Precision southern hemisphere VLBI pulsar astrometry II: Measurement of seven parallaxes

TL;DR

This study measured seven new pulsar parallaxes using VLBI in the southern hemisphere, refining distance estimates and revealing significant uncertainties in electron density models, with implications for pulsar physics and Galactic studies.

Contribution

First VLBI parallax measurements for seven southern pulsars, improving distance accuracy and highlighting model uncertainties and their effects on pulsar physics.

Findings

Seven new pulsar parallaxes measured.

Revised distances alter pulsar energy conversion estimates.

Distance errors bias pulsar velocity distribution.

Abstract

Accurate measurement of pulsar distances via astrometry using very long baseline interferometry enables the improvement of Galactic electron density distribution models, improving distance estimates for the vast majority of pulsars for which parallax measurements are unavailable. However, pulsars at southern declinations have been under-represented in previous interferometric astrometry campaigns. In order to redress this imbalance, we have conducted a two-year astrometric campaign targeting eight southern pulsars with the Australian Long Baseline Array. The program summarized in this paper has resulted in the measurement of seven new pulsar parallaxes, with success on objects down to a mean flux density of 0.8 mJy at 1600 MHz.
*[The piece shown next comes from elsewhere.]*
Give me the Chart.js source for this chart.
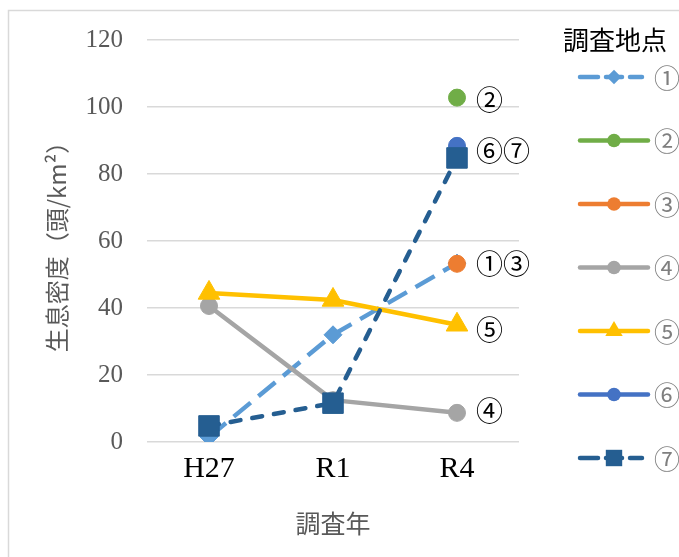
<!DOCTYPE html>
<html lang="ja">
<head>
<meta charset="utf-8">
<title>生息密度</title>
<script src="https://cdn.jsdelivr.net/npm/chart.js@4"></script>
<style>
  html, body { margin: 0; padding: 0; background: #fff; overflow: hidden; }
  #wrap { position: relative; width: 679px; height: 557px; }
</style>
</head>
<body>
<div id="wrap"><canvas id="densityChart"></canvas></div>
<script>
// 調査年
const years = ['H27', 'R1', 'R4'];
// 調査地点
const siteNames = ['①', '②', '③', '④', '⑤', '⑥', '⑦'];
// 生息密度（頭/km²）
const site1 = [1.5, 32.0, 53.4];
const site2 = [null, null, 102.8];
const site3 = [null, null, 53.2];
const site4 = [40.6, 12.5, 8.7];
const site5 = [44.5, 42.4, 35.0];
const site6 = [null, null, 88.4];
const site7 = [4.8, 11.6, 84.8];
const yMin = 0, yMax = 120, yStep = 20;

const siteValues = [site1, site2, site3, site4, site5, site6, site7];
const colors = ['#5B9BD5', '#70AD47', '#ED7D31', '#A5A5A5', '#FFC000', '#4472C4', '#255E91'];
const markers = ['rectRot', 'circle', 'circle', 'circle', 'triangle', 'circle', 'rect'];
const radii = { rectRot: 9, circle: 8.5, triangle: 12.5, rect: 14.5 };
const dashes = [[22, 10], [], [], [], [], [], [10, 12]];

const serif = '"Liberation Serif", "Noto Sans CJK JP", serif';
const jp = '"Noto Sans CJK JP", sans-serif';

const datasets = siteValues.map((vals, i) => ({
    label: siteNames[i],
    data: vals,
    borderColor: colors[i],
    backgroundColor: colors[i],
    borderWidth: 4.5,
    borderDash: dashes[i],
    borderCapStyle: i === 6 ? 'round' : 'butt',
    borderJoinStyle: 'round',
    pointStyle: markers[i],
    pointRadius: radii[markers[i]],
    pointBorderWidth: 1,
    pointHoverRadius: radii[markers[i]],
    tension: 0,
    spanGaps: false,
    // later sites on top
    order: siteNames.length - i
}));

// frame around the whole chart
const framePlugin = {
    id: 'frame',
    beforeDraw(chart) {
        const ctx = chart.ctx;
        ctx.save();
        ctx.strokeStyle = '#d9d9d9';
        ctx.lineWidth = 1.5;
        ctx.strokeRect(8.5, 10.5, 800, 800);
        ctx.restore();
    }
};

function drawMarker(ctx, style, x, y, r) {
    ctx.beginPath();
    if (style === 'circle') {
        ctx.arc(x, y, r, 0, Math.PI * 2);
    } else if (style === 'rectRot') {
        ctx.moveTo(x - r, y); ctx.lineTo(x, y - r); ctx.lineTo(x + r, y); ctx.lineTo(x, y + r);
        ctx.closePath();
    } else if (style === 'triangle') {
        ctx.moveTo(x, y - r); ctx.lineTo(x + r * 0.87, y + r * 0.5); ctx.lineTo(x - r * 0.87, y + r * 0.5);
        ctx.closePath();
    } else {
        const s = r * Math.SQRT1_2;
        ctx.rect(x - s, y - s, s * 2, s * 2);
    }
    ctx.fill();
}

// legend on the right: title + line sample with marker
const siteLegend = {
    id: 'siteLegend',
    afterDraw(chart) {
        const ctx = chart.ctx;
        ctx.save();
        ctx.fillStyle = '#000';
        ctx.font = '26px ' + jp;
        ctx.textAlign = 'left';
        ctx.textBaseline = 'middle';
        ctx.fillText('調査地点', 563, 40);
        chart.data.datasets.forEach((ds, i) => {
            const y = 77 + i * 63.5;
            ctx.strokeStyle = ds.borderColor;
            ctx.fillStyle = ds.borderColor;
            ctx.lineWidth = 4.5;
            ctx.lineCap = 'round';
            ctx.setLineDash([]);
            if (ds.borderDash.length) {
                ctx.beginPath();
                ctx.moveTo(580, y); ctx.lineTo(598, y);
                ctx.moveTo(630, y); ctx.lineTo(642, y);
                ctx.stroke();
                ctx.beginPath();
                ctx.moveTo(606, y); ctx.lineTo(622, y);
                ctx.stroke();
            } else {
                ctx.beginPath();
                ctx.moveTo(580, y); ctx.lineTo(648, y);
                ctx.stroke();
            }
            drawMarker(ctx, ds.pointStyle, 614, y, ds.pointRadius * 0.8);
            ctx.fillStyle = '#7f7f7f';
            ctx.font = '26px ' + jp;
            ctx.fillText(ds.label, 654, y + 1);
        });
        ctx.restore();
    }
};

// site labels next to the R4 points
const endLabels = [
    { site: 1, text: '②', dy: 2 },
    { site: 6, text: '⑥⑦', dy: -7 },
    { site: 2, text: '①③', dy: 0 },
    { site: 4, text: '⑤', dy: 5 },
    { site: 3, text: '④', dy: -2 }
];
const endLabelPlugin = {
    id: 'endLabels',
    afterDatasetsDraw(chart) {
        const ctx = chart.ctx;
        ctx.save();
        ctx.fillStyle = '#000';
        ctx.font = '27px ' + jp;
        ctx.textAlign = 'left';
        ctx.textBaseline = 'middle';
        endLabels.forEach(l => {
            const pt = chart.getDatasetMeta(l.site).data[years.length - 1];
            ctx.fillText(l.text, pt.x + 19, pt.y + l.dy);
        });
        ctx.restore();
    }
};

new Chart(document.getElementById('densityChart').getContext('2d'), {
    type: 'line',
    data: { labels: years, datasets: datasets },
    options: {
        responsive: true,
        maintainAspectRatio: false,
        animation: false,
        layout: { padding: { top: 40, right: 160, bottom: 0, left: 0 } },
        plugins: {
            legend: { display: false },
            tooltip: { enabled: false }
        },
        scales: {
            x: {
                offset: true,
                grid: { display: false, drawTicks: false },
                border: { display: false },
                ticks: { color: '#000', font: { family: serif, size: 30 }, padding: 9 },
                title: {
                    display: true,
                    text: '調査年',
                    color: '#595959',
                    font: { family: jp, size: 25 },
                    padding: { top: 4, bottom: 19 }
                },
                afterFit(scale) { scale.height = 115; }
            },
            y: {
                min: yMin,
                max: yMax,
                ticks: { stepSize: yStep, color: '#595959', font: { family: serif, size: 25 }, padding: 24 },
                grid: { color: '#d9d9d9', lineWidth: 1.5, drawTicks: false },
                border: { display: false },
                title: {
                    display: true,
                    text: '生息密度（頭/km²）',
                    color: '#595959',
                    font: { family: jp, size: 24 },
                    padding: { top: 42, bottom: 4 }
                },
                afterFit(scale) { scale.width = 147; }
            }
        }
    },
    plugins: [framePlugin, endLabelPlugin, siteLegend]
});
</script>
</body>
</html>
Our results highlight the substantial uncertainties that remain when utilizing free electron density models for individual pulsar distances. Until this study, PSR J0630-2834 was believed to convert 16% of its spin-down energy into x-rays, but our measured parallax distance of 332 (+52 -40) pc has revised this value to <1%. In contrast, PSR J0108-1431 was found to be almost a factor of two more distant than previously thought, making its conversion of spin-down energy to x-rays the most efficient known (>1%). The 8.5 second radio pulsar J2144-3933 was found to be closer than previously predicted, making its apparent 1400 MHz radio luminosity the lowest of any known pulsar (20 microJy kpc^2). We have examined the growing population of neutron stars with accurate parallaxes to determine the effect of distance errors on the underlying neutron star velocity distribution, and find that typical distance errors may be biasing the estimated mean pulsar velocity upwards by 5%, and are likely to exaggerate the distribution's high-velocity tail.